_Exercise description_:
Write out each line of the listing as it stands, without the images.

*-*-*

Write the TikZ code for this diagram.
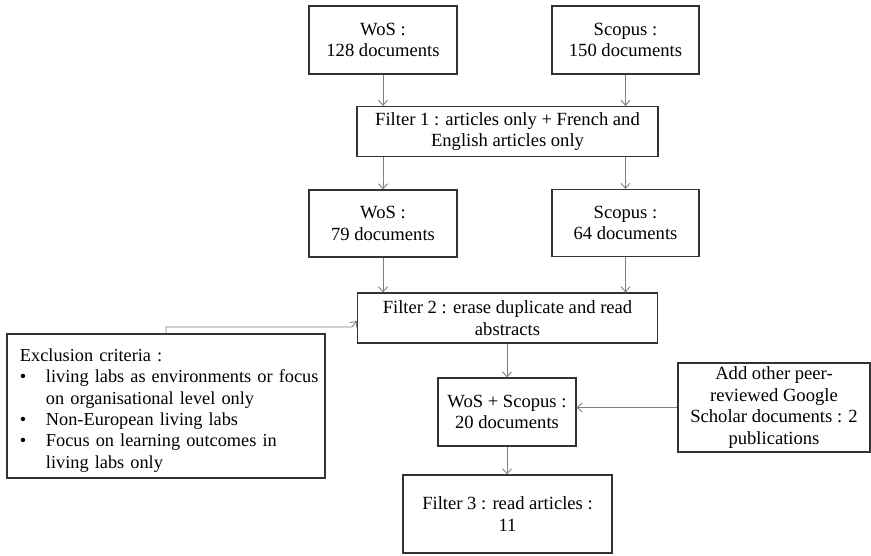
\documentclass[tikz,border=0pt]{standalone}
\usepackage{fontspec}
\setmainfont{Liberation Serif}
\usepackage{tikz}
\usetikzlibrary{positioning, arrows.meta}
\tikzstyle{box} = [rectangle, draw=black!80, line width=1.2pt, align=center, inner sep=0pt, font=\fontsize{18.6}{21.4}\selectfont]
\tikzstyle{arrow} = [draw=black!50, line width=0.9pt, -{Straight Barb[length=5pt,width=9pt]}]

\begin{document}
\begin{tikzpicture}[x=1pt, y=-1pt]
  \useasboundingbox (0,0) rectangle (871,555);

  % Databases
  \node[box, minimum width=148pt, minimum height=68pt] (wos) at (383,40) {WoS :\\128 documents};
  \node[box, minimum width=147pt, minimum height=68pt] (scopus) at (625.5,40) {Scopus :\\150 documents};

  % Filter 1
  \node[box, minimum width=301pt, minimum height=50pt] (filter1) at (507.5,131.5) {Filter 1 : articles only + French and\\English articles only};
  \node[box, minimum width=148pt, minimum height=67pt] (wos2) at (383,223.5) {WoS :\\79 documents};
  \node[box, minimum width=147pt, minimum height=67pt] (scopus2) at (625.5,223) {Scopus :\\64 documents};

  % Filter 2
  \node[box, minimum width=300pt, minimum height=50pt] (filter2) at (507.5,318) {Filter 2 : erase duplicate and read\\abstracts};
  \node[box, minimum width=318pt, minimum height=144pt, text width=318pt, align=left,
        font=\fontsize{18.3}{21.4}\selectfont] (excl) at (166,406) {\vspace*{8pt}\par\noindent\hspace*{13pt}%
    \begin{tabular}{@{}p{26pt}@{}l@{}}
      \multicolumn{2}{@{}l@{}}{Exclusion criteria :}\\
      \textbullet & living labs as environments or focus\\
                  & on organisational level only\\
      \textbullet & Non-European living labs\\
      \textbullet & Focus on learning outcomes in\\
                  & living labs only
    \end{tabular}};

  % Merged set and extra sources
  \node[box, minimum width=138pt, minimum height=68pt] (both) at (507,412) {WoS + Scopus :\\20 documents};
  \node[box, minimum width=192pt, minimum height=89pt] (google) at (774,407.5) {Add other peer-\\reviewed Google\\Scholar documents : 2\\publications};

  % Filter 3
  \node[box, minimum width=209pt, minimum height=78pt] (filter3) at (507.5,514) {Filter 3 : read articles :\\11};

  % Arrows
  \draw[arrow] (wos.south) -- (filter1.north -| wos.south);
  \draw[arrow] (scopus.south) -- (filter1.north -| scopus.south);
  \draw[arrow] (filter1.south -| wos2.north) -- (wos2.north);
  \draw[arrow] (filter1.south -| scopus2.north) -- (scopus2.north);
  \draw[arrow] (wos2.south) -- (filter2.north -| wos2.south);
  \draw[arrow] (scopus2.south) -- (filter2.north -| scopus2.south);
  \coordinate (kink) at (352,327);
  \draw[arrow] (excl.north) |- (kink) -- (filter2.west |- 0,321);
  \draw[arrow] (filter2.south -| both.north) -- (both.north);
  \draw[arrow] (google.west) -- (google.west -| both.east);
  \draw[arrow] (both.south) -- (filter3.north -| both.south);
\end{tikzpicture}
\end{document}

*-*-*

_In response_:
Write the TikZ code for this diagram.
\documentclass[tikz,border=0pt]{standalone}
\usepackage{fontspec}
\setmainfont{Liberation Serif}
\usepackage{tikz}
\usetikzlibrary{positioning, arrows.meta}
\tikzstyle{box} = [rectangle, draw=black!80, line width=1.2pt, align=center, inner sep=0pt, font=\fontsize{18.6}{21.4}\selectfont]
\tikzstyle{arrow} = [draw=black!50, line width=0.9pt, -{Straight Barb[length=5pt,width=9pt]}]

\begin{document}
\begin{tikzpicture}[x=1pt, y=-1pt]
  \useasboundingbox (0,0) rectangle (871,555);

  % Databases
  \node[box, minimum width=148pt, minimum height=68pt] (wos) at (383,40) {WoS :\\128 documents};
  \node[box, minimum width=147pt, minimum height=68pt] (scopus) at (625.5,40) {Scopus :\\150 documents};

  % Filter 1
  \node[box, minimum width=301pt, minimum height=50pt] (filter1) at (507.5,131.5) {Filter 1 : articles only + French and\\English articles only};
  \node[box, minimum width=148pt, minimum height=67pt] (wos2) at (383,223.5) {WoS :\\79 documents};
  \node[box, minimum width=147pt, minimum height=67pt] (scopus2) at (625.5,223) {Scopus :\\64 documents};

  % Filter 2
  \node[box, minimum width=300pt, minimum height=50pt] (filter2) at (507.5,318) {Filter 2 : erase duplicate and read\\abstracts};
  \node[box, minimum width=318pt, minimum height=144pt, text width=318pt, align=left,
        font=\fontsize{18.3}{21.4}\selectfont] (excl) at (166,406) {\vspace*{8pt}\par\noindent\hspace*{13pt}%
    \begin{tabular}{@{}p{26pt}@{}l@{}}
      \multicolumn{2}{@{}l@{}}{Exclusion criteria :}\\
      \textbullet & living labs as environments or focus\\
                  & on organisational level only\\
      \textbullet & Non-European living labs\\
      \textbullet & Focus on learning outcomes in\\
                  & living labs only
    \end{tabular}};

  % Merged set and extra sources
  \node[box, minimum width=138pt, minimum height=68pt] (both) at (507,412) {WoS + Scopus :\\20 documents};
  \node[box, minimum width=192pt, minimum height=89pt] (google) at (774,407.5) {Add other peer-\\reviewed Google\\Scholar documents : 2\\publications};

  % Filter 3
  \node[box, minimum width=209pt, minimum height=78pt] (filter3) at (507.5,514) {Filter 3 : read articles :\\11};

  % Arrows
  \draw[arrow] (wos.south) -- (filter1.north -| wos.south);
  \draw[arrow] (scopus.south) -- (filter1.north -| scopus.south);
  \draw[arrow] (filter1.south -| wos2.north) -- (wos2.north);
  \draw[arrow] (filter1.south -| scopus2.north) -- (scopus2.north);
  \draw[arrow] (wos2.south) -- (filter2.north -| wos2.south);
  \draw[arrow] (scopus2.south) -- (filter2.north -| scopus2.south);
  \coordinate (kink) at (352,327);
  \draw[arrow] (excl.north) |- (kink) -- (filter2.west |- 0,321);
  \draw[arrow] (filter2.south -| both.north) -- (both.north);
  \draw[arrow] (google.west) -- (google.west -| both.east);
  \draw[arrow] (both.south) -- (filter3.north -| both.south);
\end{tikzpicture}
\end{document}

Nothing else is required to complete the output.